Cut canned or preserved cherries in rings. Cut eighteen blanched-and-cooked Italian chestnuts in thin slices, and carefully wash and dry a head of tender lettuce. Dress the chestnuts and cherries with three tablespoonfuls of oil and one of lemon juice, a dash, each, of salt and paprika. If the materials do not seem thoroughly dressed, add more oil and lemon juice in the same proportion. Dispose heart leaves of lettuce on a serving-dish. Put a spoonful of the dressed materials in each, and finish with half a chestnut or a few rings of cherry.

Stuffed Lamb Chops, Suedoise

Select rib chops; scrape the bones to the "eye" of tender meat, French fashion. Wipe carefully with a damp cloth, to remove bits of bone. Broil the chops on one side about four minutes. Have ready - for eight chops - eight hot, boiled potatoes; press these through a ricer; add salt, two or three tablespoonfuls of cream or butter, or both, if the potato be dry, and a little black pepper and beat thoroughly. Set the chops in a buttered baking pan, uncooked side down. Dispose the potato on the chops, to cover the edible portion and in mounds, brush over with a little milk, water or egg, and sprinkle with buttered crumbs. Let stand in a hot oven to brown the crumbs, when the chops will be cooked. Serve with a hot sauce made of cream and white broth as the liquid, highly flavored with chilli pepper, chopped fine, and grated horse-radish.

Broiled Chops, With Candied Sweet Potato Balls

Scrape the flesh from the rib bones and broil the chops as usual.

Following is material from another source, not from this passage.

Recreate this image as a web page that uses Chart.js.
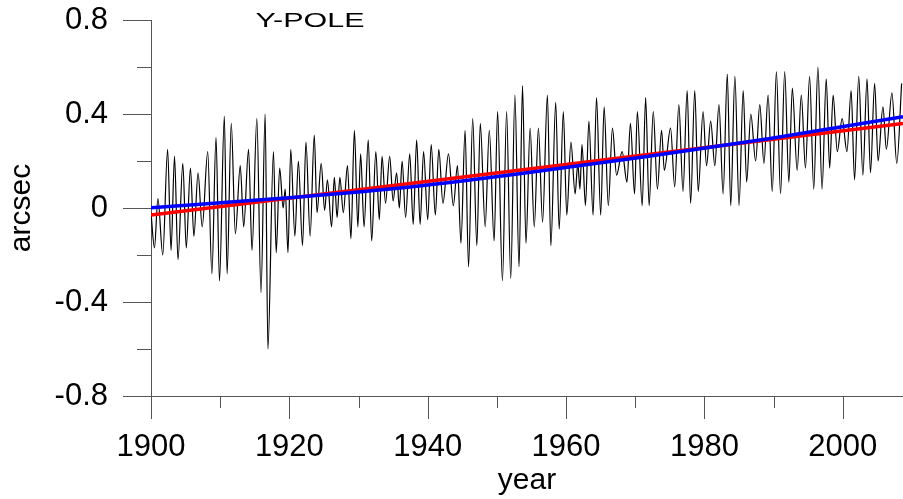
<!DOCTYPE html>
<html>
<head>
<meta charset="utf-8">
<script src="https://cdn.jsdelivr.net/npm/chart.js@4.4.1/dist/chart.umd.min.js"></script>
<style>
  body { margin: 0; background: #fff; }
  canvas { display: block; }
</style>
</head>
<body>
<canvas id="pole" width="903" height="499"></canvas>
<script>
// Y pole position (arcsec), peaks and troughs
const years = [
  1900.0, 1900.5, 1901.0, 1901.7, 1902.4, 1902.9, 1903.4, 1903.9, 1904.6, 1905.1,
  1905.7, 1906.2, 1906.8, 1907.4, 1908.2, 1908.8, 1909.4, 1909.9, 1910.6, 1911.0,
  1911.6, 1912.2, 1912.9, 1913.4, 1914.1, 1914.6, 1915.3, 1915.9, 1916.5, 1916.9,
  1917.7, 1918.1, 1918.6, 1919.1, 1919.4, 1919.8, 1920.2, 1920.8, 1921.3, 1921.9,
  1922.4, 1923.0, 1923.6, 1924.0, 1924.6, 1925.1, 1925.5, 1926.1, 1926.5, 1926.9,
  1927.3, 1927.8, 1928.4, 1928.9, 1929.4, 1929.9, 1930.3, 1930.8, 1931.4, 1931.9,
  1932.5, 1933.0, 1933.4, 1933.9, 1934.5, 1935.0, 1935.5, 1935.9, 1936.3, 1936.8,
  1937.4, 1937.9, 1938.4, 1938.9, 1939.4, 1940.0, 1940.5, 1941.1, 1941.6, 1942.2,
  1943.0, 1943.7, 1944.3, 1944.8, 1945.4, 1945.9, 1946.5, 1947.1, 1947.6, 1948.3,
  1948.9, 1949.6, 1950.1, 1950.8, 1951.4, 1952.0, 1952.6, 1953.2, 1953.7, 1954.2,
  1954.8, 1955.4, 1956.0, 1956.6, 1957.3, 1957.8, 1958.5, 1959.0, 1959.6, 1960.1,
  1960.7, 1961.3, 1961.7, 1962.0, 1962.3, 1962.8, 1963.3, 1963.9, 1964.4, 1965.0,
  1965.5, 1966.1, 1966.7, 1967.3, 1968.1, 1968.8, 1969.3, 1969.9, 1970.3, 1971.0,
  1971.5, 1972.0, 1972.6, 1973.2, 1973.8, 1974.2, 1975.1, 1975.7, 1976.3, 1976.9,
  1977.5, 1978.0, 1978.6, 1979.1, 1979.8, 1980.3, 1980.9, 1981.5, 1982.1, 1982.7,
  1983.3, 1983.8, 1984.4, 1985.0, 1985.6, 1986.1, 1986.7, 1987.4, 1988.0, 1988.6,
  1989.2, 1989.8, 1990.4, 1991.0, 1991.6, 1992.2, 1992.7, 1993.4, 1994.0, 1994.6,
  1995.2, 1995.8, 1996.4, 1997.0, 1997.6, 1998.1, 1998.6, 1999.2, 1999.9, 2000.6,
  2001.2, 2001.7, 2002.3, 2002.9, 2003.5, 2004.0, 2004.6, 2005.1, 2005.8, 2006.3,
  2007.1, 2007.8, 2008.5
];
const ypole = [
  -0.02, -0.17, 0.04, -0.20, 0.25, -0.18, 0.22, -0.22, 0.19, -0.17,
  0.17, -0.12, 0.15, -0.08, 0.24, -0.28, 0.30, -0.31, 0.39, -0.28,
  0.36, -0.11, 0.18, -0.08, 0.25, -0.18, 0.38, -0.36, 0.40, -0.60,
  0.24, -0.19, 0.17, 0.00, 0.08, -0.19, 0.25, -0.12, 0.20, -0.16,
  0.28, -0.12, 0.31, -0.02, 0.19, -0.01, 0.12, -0.08, 0.13, -0.04,
  0.13, -0.02, 0.18, -0.13, 0.33, -0.08, 0.23, -0.08, 0.29, -0.14,
  0.24, -0.05, 0.22, 0.02, 0.22, 0.03, 0.15, 0.00, 0.20, -0.04,
  0.23, -0.07, 0.29, -0.07, 0.24, -0.05, 0.27, -0.03, 0.25, 0.02,
  0.23, 0.01, 0.18, -0.15, 0.33, -0.25, 0.38, -0.16, 0.36, -0.08,
  0.33, -0.14, 0.41, -0.31, 0.41, -0.30, 0.48, -0.25, 0.52, -0.15,
  0.34, -0.08, 0.34, -0.06, 0.48, -0.16, 0.45, -0.09, 0.41, -0.03,
  0.28, 0.06, 0.19, 0.08, 0.27, 0.01, 0.37, -0.03, 0.47, -0.03,
  0.43, 0.01, 0.34, 0.14, 0.24, 0.11, 0.36, 0.06, 0.41, 0.01,
  0.47, 0.01, 0.41, 0.08, 0.33, 0.16, 0.34, 0.09, 0.44, 0.07,
  0.50, 0.02, 0.50, 0.07, 0.41, 0.18, 0.37, 0.18, 0.44, 0.06,
  0.57, 0.01, 0.56, 0.01, 0.50, 0.11, 0.40, 0.20, 0.44, 0.19,
  0.48, 0.07, 0.58, 0.06, 0.58, 0.11, 0.51, 0.16, 0.48, 0.17,
  0.56, 0.08, 0.60, 0.08, 0.55, 0.17, 0.48, 0.24, 0.38, 0.24,
  0.50, 0.12, 0.56, 0.14, 0.55, 0.15, 0.53, 0.20, 0.43, 0.25,
  0.49, 0.19, 0.53
];

// trend curves
const blueYears = [1900, 1918.4, 1936.0, 1953.8, 1971.7, 1989.5, 2008.7];
const blueFit = [0.001, 0.04, 0.085, 0.148, 0.219, 0.296, 0.388];
const redYears = [1900, 2008.7];
const redFit = [-0.03, 0.36];

// axis ticks
const xMajor = [1900, 1920, 1940, 1960, 1980, 2000];
const xMinor = [1910, 1930, 1950, 1970, 1990];
const yMajor = [-0.8, -0.4, 0, 0.4, 0.8];
const yMinor = [-0.6, -0.2, 0.2, 0.6];

const pts = (xs, ys) => xs.map((x, i) => ({x: x, y: ys[i]}));

const noPad = s => { s.paddingTop = 0; s.paddingBottom = 0; s.paddingLeft = 0; s.paddingRight = 0; };

const axesPlugin = {
  id: 'axes',
  beforeDatasetsDraw(chart) {
    const ctx = chart.ctx;
    const a = chart.chartArea;
    const xs = chart.scales.x, ys = chart.scales.y;
    ctx.save();
    ctx.strokeStyle = '#555';
    ctx.lineWidth = 1;
    ctx.beginPath();
    // left axis line
    ctx.moveTo(a.left + 0.5, a.top);
    ctx.lineTo(a.left + 0.5, a.bottom + 23);
    // bottom axis line
    ctx.moveTo(a.left - 28, a.bottom + 0.5);
    ctx.lineTo(a.right, a.bottom + 0.5);
    yMajor.forEach(v => {
      const py = Math.round(ys.getPixelForValue(v)) + 0.5;
      ctx.moveTo(a.left - 28, py); ctx.lineTo(a.left, py);
    });
    yMinor.forEach(v => {
      const py = Math.round(ys.getPixelForValue(v)) + 0.5;
      ctx.moveTo(a.left - 14, py); ctx.lineTo(a.left, py);
    });
    xMajor.forEach(v => {
      const px = Math.round(xs.getPixelForValue(v)) + 0.5;
      ctx.moveTo(px, a.bottom); ctx.lineTo(px, a.bottom + 23);
    });
    xMinor.forEach(v => {
      const px = Math.round(xs.getPixelForValue(v)) + 0.5;
      ctx.moveTo(px, a.bottom); ctx.lineTo(px, a.bottom + 12);
    });
    ctx.stroke();
    ctx.restore();
  },
  afterDraw(chart) {
    const ctx = chart.ctx;
    ctx.save();
    ctx.fillStyle = '#000';
    ctx.font = '21px Arial, "Liberation Sans", sans-serif';
    ctx.textAlign = 'center';
    ctx.textBaseline = 'alphabetic';
    ctx.translate(310, 27);
    ctx.scale(1.45, 1);
    ctx.fillText('Y-POLE', 0, 0);
    ctx.restore();
  }
};

const poleChart = new Chart(document.getElementById('pole'), {
  type: 'line',
  data: {
    datasets: [
      {
        label: 'blue fit',
        data: pts(blueYears, blueFit),
        borderColor: '#0000ff',
        borderWidth: 3.5,
        pointRadius: 0,
        cubicInterpolationMode: 'monotone',
        order: 1
      },
      {
        label: 'red fit',
        data: pts(redYears, redFit),
        borderColor: '#ff0000',
        borderWidth: 3.5,
        pointRadius: 0,
        order: 2
      },
      {
        label: 'Y-pole',
        data: pts(years, ypole),
        borderColor: '#000',
        borderWidth: 1.2,
        pointRadius: 0,
        cubicInterpolationMode: 'monotone',
        order: 3
      }
    ]
  },
  options: {
    responsive: false,
    animation: false,
    layout: { padding: { top: 20, right: 0, bottom: 0, left: 0 } },
    plugins: {
      legend: { display: false },
      tooltip: { enabled: false },
      title: { display: false }
    },
    scales: {
      x: {
        type: 'linear',
        min: 1900,
        max: 2008.7,
        grid: { display: false, drawTicks: false },
        border: { display: false },
        afterFit: s => { s.height = 103; noPad(s); },
        afterBuildTicks: s => { s.ticks = xMajor.map(v => ({value: v})); },
        ticks: {
          color: '#000',
          padding: 33,
          maxRotation: 0,
          font: { family: 'Arial, "Liberation Sans", sans-serif', size: 31 },
          callback: v => String(v)
        },
        title: {
          display: true,
          text: 'year',
          color: '#000',
          padding: { top: 0, bottom: 0 },
          font: { family: 'Arial, "Liberation Sans", sans-serif', size: 30 }
        }
      },
      y: {
        min: -0.8,
        max: 0.8,
        grid: { display: false, drawTicks: false },
        border: { display: false },
        afterFit: s => { s.width = 151; noPad(s); },
        afterBuildTicks: s => { s.ticks = yMajor.map(v => ({value: v})); },
        ticks: {
          color: '#000',
          padding: 43,
          font: { family: 'Arial, "Liberation Sans", sans-serif', size: 31 },
          callback: v => String(Math.round(v * 10) / 10)
        },
        title: {
          display: true,
          text: 'arcsec',
          color: '#000',
          padding: { top: 4, bottom: 0 },
          font: { family: 'Arial, "Liberation Sans", sans-serif', size: 30 }
        }
      }
    }
  },
  plugins: [axesPlugin]
});
</script>
</body>
</html>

Spread with maitre d'hotel butter and dispose in the center of the platter, a frill on the end of each bone, and the candied balls at the ends of the dish.

Candied Sweet Potato Balls

With a French cutter scoop balls from raw sweet potatoes; the potatoes should first be neatly pared. For a pint of balls, melt one-fourth a cup of butter in a casserole; add one-fourth a cup of maple syrup or sugar, and when very hot put in the balls and shake them over the fire until quite hot, then cover and let cook in the oven till tender. Baste frequently with the liquid in the dish; add salt before the cooking is completed.

Lamb Cutlets, Laura

Saute eight lamb chops on one side; on the cooked side set a rounding tablespoonful of cooked macaroni, cheese, etc., in a sauce; make the mixture smooth, cover with buttered crumbs and let cook in the oven about eight minutes. About half a cup of macaroni, broken in half-inch lengths, will be needed. For the sauce use two tablespoonfuls of butter, two of flour, one-fourth, each, of salt and pepper, and half a cup, each, of broth or cream and thick tomato puree. To the hot sauce add about half a cup of grated cheese and the cooked macaroni. Let cool before using. As the mixture should be quite consistent, it were well to add the sauce with cheese to the macaroni, rather than the macaroni to the sauce. Put frills on the bones and serve around a mound of hot string beans or peas, well seasoned with salt, black pepper and butter.